Varadkar will know that reshuffles can be notoriously tricky affairs to get right.

As Jonathan Powell, one-time adviser to former UK prime minister Tony Blair writes in his book, The New Machiavelli, reshuffles are not HR exercises and leaders have to consider the political balance of the whole team. He says that if you appoint only your own supporters, you build up resentment among others.

If you pass over your supporters too readily, they are the ones who grow resentful.

You also have to be careful who you sack. If you sack too many of your enemies, you will find them organising opposition to you on the back benches.

It is sometimes better to have them in than out.

But, equally, Powell argues, you don’t want perversely to reward people for plotting, or that will convince more of them that attacking the leadership is a safe way to secure a job.

You also have to achieve generational balance.

But you cannot leave older people in place too long, or the younger ones will grow restive.

Powell argues that a leader should always err on the side of sacking more people and bringing on more young talent sooner, even if, in doing so, he is taking a political risk by building up resentment on the back benches.

If he lacks talent in his front bench, he will lose anyway, and, if the party succeeds, his popularity will discourage those on the back benches from trying to remove him.
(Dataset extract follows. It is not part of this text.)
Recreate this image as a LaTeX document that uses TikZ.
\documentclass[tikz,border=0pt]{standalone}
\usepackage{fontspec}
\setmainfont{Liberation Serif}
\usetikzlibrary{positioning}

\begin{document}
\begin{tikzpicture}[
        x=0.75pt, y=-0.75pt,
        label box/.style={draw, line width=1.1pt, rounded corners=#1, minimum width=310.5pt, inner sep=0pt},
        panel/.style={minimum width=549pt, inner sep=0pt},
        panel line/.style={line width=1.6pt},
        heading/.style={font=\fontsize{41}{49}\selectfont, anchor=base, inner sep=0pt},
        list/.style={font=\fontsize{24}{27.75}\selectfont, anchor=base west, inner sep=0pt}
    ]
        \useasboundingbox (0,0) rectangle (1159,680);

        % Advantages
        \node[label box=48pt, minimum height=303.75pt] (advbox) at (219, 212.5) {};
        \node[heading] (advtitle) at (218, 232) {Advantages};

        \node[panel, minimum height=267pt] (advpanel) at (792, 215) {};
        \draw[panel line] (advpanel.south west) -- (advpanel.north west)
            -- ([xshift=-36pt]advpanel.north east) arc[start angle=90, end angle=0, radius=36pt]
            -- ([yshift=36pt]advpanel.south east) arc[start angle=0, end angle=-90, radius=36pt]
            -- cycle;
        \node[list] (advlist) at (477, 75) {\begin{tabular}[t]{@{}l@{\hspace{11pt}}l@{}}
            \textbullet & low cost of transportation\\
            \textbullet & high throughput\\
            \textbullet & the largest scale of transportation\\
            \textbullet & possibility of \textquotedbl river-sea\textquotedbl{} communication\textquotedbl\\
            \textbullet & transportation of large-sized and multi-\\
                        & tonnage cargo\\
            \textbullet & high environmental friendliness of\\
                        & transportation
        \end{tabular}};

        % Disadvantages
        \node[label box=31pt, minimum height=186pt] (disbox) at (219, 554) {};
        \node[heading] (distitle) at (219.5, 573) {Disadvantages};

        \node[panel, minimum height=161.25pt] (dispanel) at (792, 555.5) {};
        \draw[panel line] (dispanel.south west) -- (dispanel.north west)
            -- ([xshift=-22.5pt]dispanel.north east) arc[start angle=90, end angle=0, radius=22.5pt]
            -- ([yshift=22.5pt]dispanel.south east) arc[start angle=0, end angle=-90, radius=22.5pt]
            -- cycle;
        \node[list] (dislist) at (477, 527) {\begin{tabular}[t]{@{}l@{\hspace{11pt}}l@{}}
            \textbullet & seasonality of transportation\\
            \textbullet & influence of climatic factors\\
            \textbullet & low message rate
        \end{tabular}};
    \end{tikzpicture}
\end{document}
Varadkar, unlike any previous Fine Gael leader in modern history, is in total control of his party, so if he manages to keep the shaky coalition together until the summer, to allow him carry out his reshuffle, he may feel encouraged to be braver than he was in 2017. Having raised the spectre of a reshuffle, should the Taoiseach fail to sack anyone and merely move ministers to other departments, he will stand accused of having bottled it again.